Vic Damone: The time Frank Sinatra saved his life

Singer Vic Damone, who died Sunday of respiratory illness at 89, attributed the style that brought him success to Frank Sinatra. He even told Newsweek in 1992 that he “tried to mimic” the “Chairman of the Board.”

But there was more to their bond. Damone believed that Sinatra — who died at 82 in 1998 — had once literally saved his life. In December 2015, Las Vegas Review-Journal gossip columnist Norm Clarke reported a story he’d been told by Vic’s daughter Victoria.

She told him that her father had a confrontation with a mobster when he was performing in Las Vegas in the late 1960s or ’70s. Vic, who was one of the owners of a local restaurant, “was approached by a man he didn’t know,” Victoria Damone said. “The man said my dad owed a large amount of money.”

Victoria recounted that the man identified himself as a bookie and “wouldn’t be dismissed.” Then Vic called Sinatra.

Victoria said Sinatra was performing in another city, but asked Sammy Davis Jr. to fill in for him, so he could come to Vegas to help out her father. Vic was “surprised to find Mr. Sinatra at the restaurant where dad was to meet the bookie,” she said.

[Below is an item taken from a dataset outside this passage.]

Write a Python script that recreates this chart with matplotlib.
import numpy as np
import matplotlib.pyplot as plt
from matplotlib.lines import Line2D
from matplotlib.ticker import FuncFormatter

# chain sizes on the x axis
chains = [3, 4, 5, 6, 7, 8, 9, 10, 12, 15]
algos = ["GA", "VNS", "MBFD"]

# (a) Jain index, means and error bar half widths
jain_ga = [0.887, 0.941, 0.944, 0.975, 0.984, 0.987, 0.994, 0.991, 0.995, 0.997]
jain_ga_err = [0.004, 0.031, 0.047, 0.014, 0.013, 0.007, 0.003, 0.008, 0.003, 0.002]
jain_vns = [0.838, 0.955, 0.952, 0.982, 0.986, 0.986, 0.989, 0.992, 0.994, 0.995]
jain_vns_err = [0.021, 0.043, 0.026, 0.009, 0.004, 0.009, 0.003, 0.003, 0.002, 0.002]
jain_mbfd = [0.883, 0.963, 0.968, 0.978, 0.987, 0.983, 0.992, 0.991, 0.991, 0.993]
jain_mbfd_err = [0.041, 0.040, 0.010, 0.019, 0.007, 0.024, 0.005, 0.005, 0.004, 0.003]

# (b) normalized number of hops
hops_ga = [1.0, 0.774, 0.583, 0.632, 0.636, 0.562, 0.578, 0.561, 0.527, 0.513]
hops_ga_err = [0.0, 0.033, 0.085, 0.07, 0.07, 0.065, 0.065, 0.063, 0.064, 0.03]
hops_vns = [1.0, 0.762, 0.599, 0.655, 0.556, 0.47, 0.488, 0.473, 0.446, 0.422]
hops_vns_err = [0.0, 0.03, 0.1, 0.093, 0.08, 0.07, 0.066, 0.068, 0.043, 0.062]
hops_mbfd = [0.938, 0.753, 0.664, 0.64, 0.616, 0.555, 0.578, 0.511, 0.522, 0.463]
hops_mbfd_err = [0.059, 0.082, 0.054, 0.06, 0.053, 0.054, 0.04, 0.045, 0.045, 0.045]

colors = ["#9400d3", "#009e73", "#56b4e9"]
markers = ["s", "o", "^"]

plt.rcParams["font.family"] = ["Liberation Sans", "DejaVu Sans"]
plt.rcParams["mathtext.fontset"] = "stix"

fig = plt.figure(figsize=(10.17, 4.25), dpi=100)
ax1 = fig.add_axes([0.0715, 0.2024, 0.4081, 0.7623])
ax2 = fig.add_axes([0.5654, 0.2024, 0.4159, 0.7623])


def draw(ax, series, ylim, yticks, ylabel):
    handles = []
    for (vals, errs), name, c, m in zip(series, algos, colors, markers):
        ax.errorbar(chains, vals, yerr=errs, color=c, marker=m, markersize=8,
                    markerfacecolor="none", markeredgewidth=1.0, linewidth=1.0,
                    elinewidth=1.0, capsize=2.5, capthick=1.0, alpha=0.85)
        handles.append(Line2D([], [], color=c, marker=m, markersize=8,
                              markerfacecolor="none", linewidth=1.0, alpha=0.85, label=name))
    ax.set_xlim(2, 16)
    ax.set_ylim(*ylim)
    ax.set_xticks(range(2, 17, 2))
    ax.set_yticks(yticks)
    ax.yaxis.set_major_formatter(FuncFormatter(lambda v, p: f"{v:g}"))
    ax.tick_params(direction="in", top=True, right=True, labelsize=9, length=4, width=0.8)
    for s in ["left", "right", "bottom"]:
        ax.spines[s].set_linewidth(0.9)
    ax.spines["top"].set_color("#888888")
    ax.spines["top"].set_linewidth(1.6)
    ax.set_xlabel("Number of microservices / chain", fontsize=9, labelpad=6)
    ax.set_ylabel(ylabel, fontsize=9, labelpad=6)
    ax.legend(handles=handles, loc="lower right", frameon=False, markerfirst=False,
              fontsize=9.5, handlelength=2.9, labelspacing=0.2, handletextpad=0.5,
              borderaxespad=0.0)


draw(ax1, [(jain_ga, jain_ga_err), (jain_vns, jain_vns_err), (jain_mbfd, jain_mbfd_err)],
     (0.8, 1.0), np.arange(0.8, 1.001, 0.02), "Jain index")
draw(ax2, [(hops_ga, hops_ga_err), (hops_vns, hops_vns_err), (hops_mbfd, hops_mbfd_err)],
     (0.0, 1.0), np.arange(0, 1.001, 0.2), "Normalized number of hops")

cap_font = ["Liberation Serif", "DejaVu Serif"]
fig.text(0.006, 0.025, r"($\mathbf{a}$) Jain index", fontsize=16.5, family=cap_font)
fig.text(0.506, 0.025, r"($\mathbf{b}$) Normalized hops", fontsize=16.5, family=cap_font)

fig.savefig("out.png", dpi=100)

Sinatra soon told Vic to pay up. As Clarke wrote: “The man demanding the money had given Sinatra a secret sign, she said. Sinatra recognized the sign and understood he couldn’t intervene, her father told her.”

Vic paid.

“It could have been quite dangerous if Mr. Sinatra wasn’t there,” she told the newspaper.

For his part, Sinatra was also quite complimentary of Vic.

“If I had one wish,” Sinatra once said, according to the Songwriters Hall of Fame, “It would be for Vic Damone’s tonsils. Vic has the best pipes in the business.”

The men were so close that Vic turned down the role of Johnny Fontane in 1972’s The Godfather out of respect for Sinatra, whom the singer with ties to the Mafia was supposedly based on.

“I discussed it with Frank,” Vic told his local newspaper, the Palm Beach Daily News, in a June 2009 interview. “And he didn’t tell me to turn it down. Everybody knew that Johnny Fontaine was young Frank Sinatra, and, of course, Frank had already seen the script. But he just told me to do what I thought was best. I told the producer that I had too many other commitments. But really, I thought it was disrespectful to Frank, although I never [said] that to a soul while Frank was alive.”